During 1941, management of Empire Defender passed to the Stanhope Steamship Co Ltd. Empire Defender departed from Durban on 6 April 1941 for Cape Town, where she arrived on 11 April. Although she departed from Cape Town on 17 April, she returned two days later. She departed for a second time on 3 May for Freetown, Sierra Leone, arriving there on 22 May. Empire Defender departed from Freetown on 15 June for Saint Lucia, where she arrived on 5 July, departing five days later for the Hampton Roads, Virginia, United States, arriving on 21 July. She departed from the Hampton Roads on 10 August for Halifax, Nova Scotia, Canada, arriving four days later. She departed from Halifax on 16 August as a member of Convoy HX 156, which arrived at Liverpool, Lancashire, United Kingdom on 31 August. Empire Defender was carrying general cargo. She left the convoy at Loch Ewe on 30 August to join Convoy WN 175, which departed the next day and arrived at Methil, Fife on 3 September. She then joined Convoy FS 585, which arrived at Southend-on-Sea on 6 September.

Empire Defender departed from Southend on 27 September as a member of Convoy FN 524, which arrived at Methil on 29 September. The next day, she departed from Methil to join Convoy EC 79, which had departed from Southend on 28 September and arrived at Oban, Argyllshire on 3 October. She sailed on to the Clyde, arriving on 3 October. Empire Defender was ordered to sail from Glasgow to Malta laden with ammunition, as part of Operation Astrologer. On 20 October 1941, sixty lascar sailors refused to sail, claiming that the vessel was cursed and would be sunk before the next new moon. The authorities were unable to persuade them to sail by either threats or inducements.

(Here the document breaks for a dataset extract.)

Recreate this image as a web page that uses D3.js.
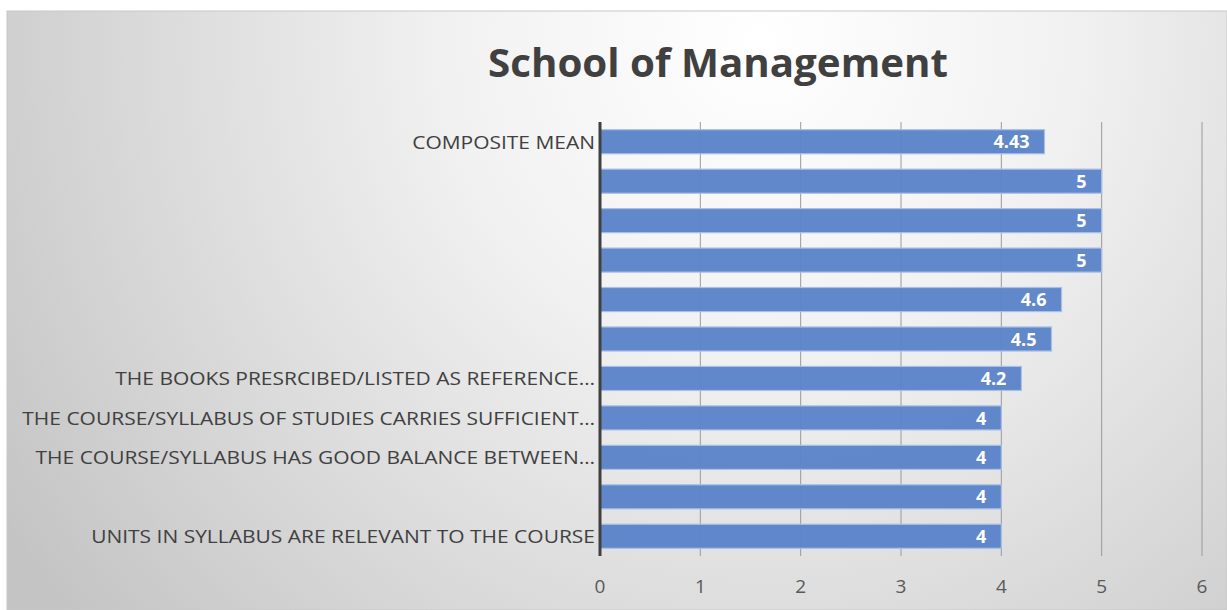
<!DOCTYPE html>
<html>
<head>
<meta charset="utf-8">
<script src="https://cdn.jsdelivr.net/npm/d3@7"></script>
<style>
  body { margin: 0; background: #fff; }
  svg { display: block; }
</style>
</head>
<body>
<div id="chart"></div>
<script>
// chart data, top bar first
var categories = [
    "COMPOSITE MEAN", "Q10", "Q9", "Q8", "Q7", "Q6",
    "THE BOOKS PRESRCIBED/LISTED AS REFERENCE…",
    "THE COURSE/SYLLABUS OF STUDIES CARRIES SUFFICIENT…",
    "THE COURSE/SYLLABUS HAS GOOD BALANCE BETWEEN…",
    "Q2",
    "UNITS IN SYLLABUS ARE RELEVANT TO THE COURSE"
];
// which category labels the original shows (the rest are skipped)
var shownLabels = [
    "COMPOSITE MEAN",
    "THE BOOKS PRESRCIBED/LISTED AS REFERENCE…",
    "THE COURSE/SYLLABUS OF STUDIES CARRIES SUFFICIENT…",
    "THE COURSE/SYLLABUS HAS GOOD BALANCE BETWEEN…",
    "UNITS IN SYLLABUS ARE RELEVANT TO THE COURSE"
];
var values = [4.43, 5, 5, 5, 4.6, 4.5, 4.2, 4, 4, 4, 4];
var xTicks = [0, 1, 2, 3, 4, 5, 6];
var title = "School of Management";

var svgWidth = 1227;
var svgHeight = 610;

// plot area
var margin = { top: 122, bottom: 54, left: 600, right: 25 };
var plotBottom = svgHeight - margin.bottom;

var svg = d3.select("#chart")
    .append("svg")
    .attr("width", svgWidth)
    .attr("height", svgHeight);

// background gradient like the office chart style
var defs = svg.append("defs");
var grad = defs.append("radialGradient")
    .attr("id", "bg")
    .attr("gradientUnits", "userSpaceOnUse")
    .attr("cx", 760).attr("cy", 40)
    .attr("r", 900);
grad.append("stop").attr("offset", "0%").attr("stop-color", "#ffffff");
grad.append("stop").attr("offset", "35%").attr("stop-color", "#f1f1f1");
grad.append("stop").attr("offset", "100%").attr("stop-color", "#c4c4c4");

svg.append("rect")
    .attr("x", 7).attr("y", 11)
    .attr("width", svgWidth - 7).attr("height", svgHeight - 11)
    .attr("fill", "url(#bg)")
    .attr("stroke", "#c8c8c8")
    .attr("stroke-width", 1);

var x = d3.scaleLinear()
    .domain([0, 6])
    .range([600, 1202]);

var y = d3.scaleBand()
    .domain(categories)
    .range([margin.top, plotBottom])
    .paddingInner(0.39)
    .paddingOuter(0.195);

// gridlines
svg.append("g")
    .selectAll("line")
    .data(xTicks.slice(1))
    .enter()
    .append("line")
    .attr("x1", d => x(d)).attr("x2", d => x(d))
    .attr("y1", margin.top).attr("y2", plotBottom)
    .attr("stroke", "#9a9a9a")
    .attr("stroke-width", 1);

// bars
svg.append("g")
    .selectAll("rect")
    .data(values)
    .enter()
    .append("rect")
    .attr("x", x(0))
    .attr("y", (d, i) => y(categories[i]))
    .attr("width", d => x(d) - x(0))
    .attr("height", y.bandwidth())
    .attr("fill", "#5a83c9")
    .attr("fill-opacity", 0.96)
    .attr("stroke", "#a9bfe6")
    .attr("stroke-width", 1.2);

// value labels inside the bar end
svg.append("g")
    .selectAll("text")
    .data(values)
    .enter()
    .append("text")
    .attr("x", d => x(d) - 15)
    .attr("y", (d, i) => y(categories[i]) + y.bandwidth() / 2)
    .attr("dy", "0.37em")
    .attr("text-anchor", "end")
    .attr("font-family", "'Open Sans', sans-serif")
    .attr("font-weight", "bold")
    .attr("font-size", "18px")
    .attr("fill", "#ffffff")
    .text(d => d);

// category axis line
svg.append("line")
    .attr("x1", x(0)).attr("x2", x(0))
    .attr("y1", margin.top).attr("y2", plotBottom)
    .attr("stroke", "#404040")
    .attr("stroke-width", 3);

// category labels, squeezed horizontally to mimic the narrow office font
var labelGroup = svg.append("g");
var labels = labelGroup.selectAll("text")
    .data(categories)
    .enter()
    .append("text")
    .attr("x", 0)
    .attr("y", d => y(d) + y.bandwidth() / 2)
    .attr("dy", "0.36em")
    .attr("text-anchor", "end")
    .attr("font-family", "'Open Sans', sans-serif")
    .attr("font-size", "19px")
    .attr("fill", "#404040")
    .text(d => shownLabels.indexOf(d) >= 0 ? d : "");

var longest = d3.max(labels.nodes(), n => n.getComputedTextLength());
var sx = 573 / longest;
labelGroup.attr("transform", `translate(595,0) scale(${sx},1)`);

// x tick labels
svg.append("g")
    .selectAll("text")
    .data(xTicks)
    .enter()
    .append("text")
    .attr("x", d => x(d))
    .attr("y", 593)
    .attr("text-anchor", "middle")
    .attr("font-family", "'Open Sans', sans-serif")
    .attr("font-size", "19px")
    .attr("fill", "#595959")
    .text(d => d);

// title
var titleText = svg.append("text")
    .attr("x", 718)
    .attr("y", 77)
    .attr("text-anchor", "middle")
    .attr("font-family", "'Open Sans', sans-serif")
    .attr("font-weight", "bold")
    .attr("font-size", "40px")
    .attr("fill", "#404040")
    .text(title);

var tw = titleText.node().getComputedTextLength();
titleText.attr("transform", `translate(718,0) scale(${460 / tw},1) translate(-718,0)`);
</script>
</body>
</html>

An equivalent number of white sailors were procured with a payment of £10 in cash each to accept the lascar accommodation. The ship had been repainted with a black hull, white topsides and a buff funnel, contrary to wartime regulations. All armament had been removed in an effort to make the ship appear as though it belonged to a neutral country. She departed from the Clyde on 29 October to join Convoy OG 76, which departed from Milford Haven, Pembrokeshire on 26 October and arrived at Gibraltar on 11 November. Empire Defender passed Gibraltar on 11 November, and headed for Malta. The flag of whichever nation's waters she was in at the time was painted on her hull, thus she was passed off as a French, Spanish and Italian ship. Operation Astrologer had probably been compromised following the loss of the merchantman on 2 May 1941 and the subsequent interrogation of her crew who were interned in France. The progress of Empire Defender had probably been monitored from the Spanish coast. On 14 November 1941, she was attacked either by a Savoia-Marchetti SM.79 or a Savoia-Marchetti S.84 aircraft of the Regia Aeronautica, which dropped an aerial torpedo. Empire Defender was set on fire and her crew abandoned her. They had only just done this when she blew up and sank 18 nmi south of the Galite Islands, Tunisia. Four of her crew were killed. The survivors became prisoners of war. Those lost on Empire Defender are commemorated on the Tower Hill Memorial, London.

==Bibliography==
- Caruana, Joseph (2012). "Emergency Victualling of Malta During WWII"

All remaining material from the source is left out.